Why the need to "debunk" whatever story he has to tell.
He produced a good image, and he has prints for sale.
I can tell you that if I were to produce an image that good, I wouldn't tell anyone how I did it. I'd have you running all over creation chasing the tales I told about it. But I sure wouldn't give you the truth.
The guy gave us a wonderful visual image -- more than we deserve. He owes me nothing.
There's nothing else to it for me.
First, I want to say that I'm not talking about photojournalism which, I believe, we pretty much all agree should not be "faked." Nor am I talking about purely commercial photography intended purely for marketing.
There seems to be a divide between people who ask nothing more of a photo than that it be appealing, and those who find part of the appeal in its context. To me, art always includes context. For example, consider modern artists who do abstract, almost random works. Without knowing that these folks used to do perfect portraits in art school, you might think it was random crap made by just throwing paint on a canvas. The context tells you there is, or might be, a deeper meaning in the work.
Photographic context begins with the characteristic that is unique to photography among the visual arts: the fact that the "palette" comes from reality. A painter's palette is just paint waiting for the brush; a sculptor's palette is the marble from which some Michelangelo will remove all the parts which are not the statue. How much of a photograph is "real" is important because it tells me something about a photographer's intent. Consider a close-up photograph of a tiger staring straight into the camera. Does it have a different meaning if the photographer said it was "in the wild" with a 200mm lens vs. in a zoo or game park with a 600mm lens? It does to me. "How" a work was produced
is important to its value as art.
While I agree that it's acceptable to manipulate images, it's not acceptable to lie about it. It's OK to remain silent as to the origin also. Lying about the origin of a photo is cheating the viewer out of the context of the photo.

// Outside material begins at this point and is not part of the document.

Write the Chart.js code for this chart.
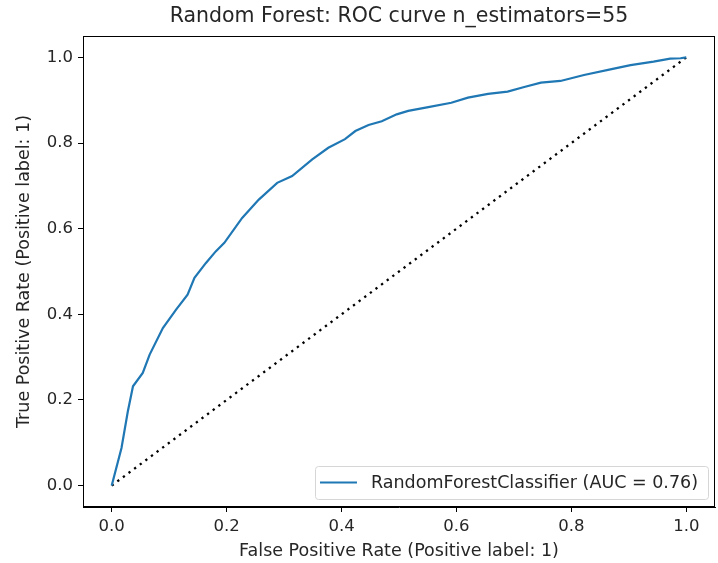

In this case, it appears that the photographer may be lying outright about how he made the image. To you this does not matter; however, apparently it mattered to Mr. Lik enough that he went to the trouble of presenting a full back-story on the creation of the image. One must assume that's also meaningful to the buyers of his prints as well. If this is true, he is, metaphorically, marketing a photo of a captive tiger as though it were a wild tiger. And that ain't cool.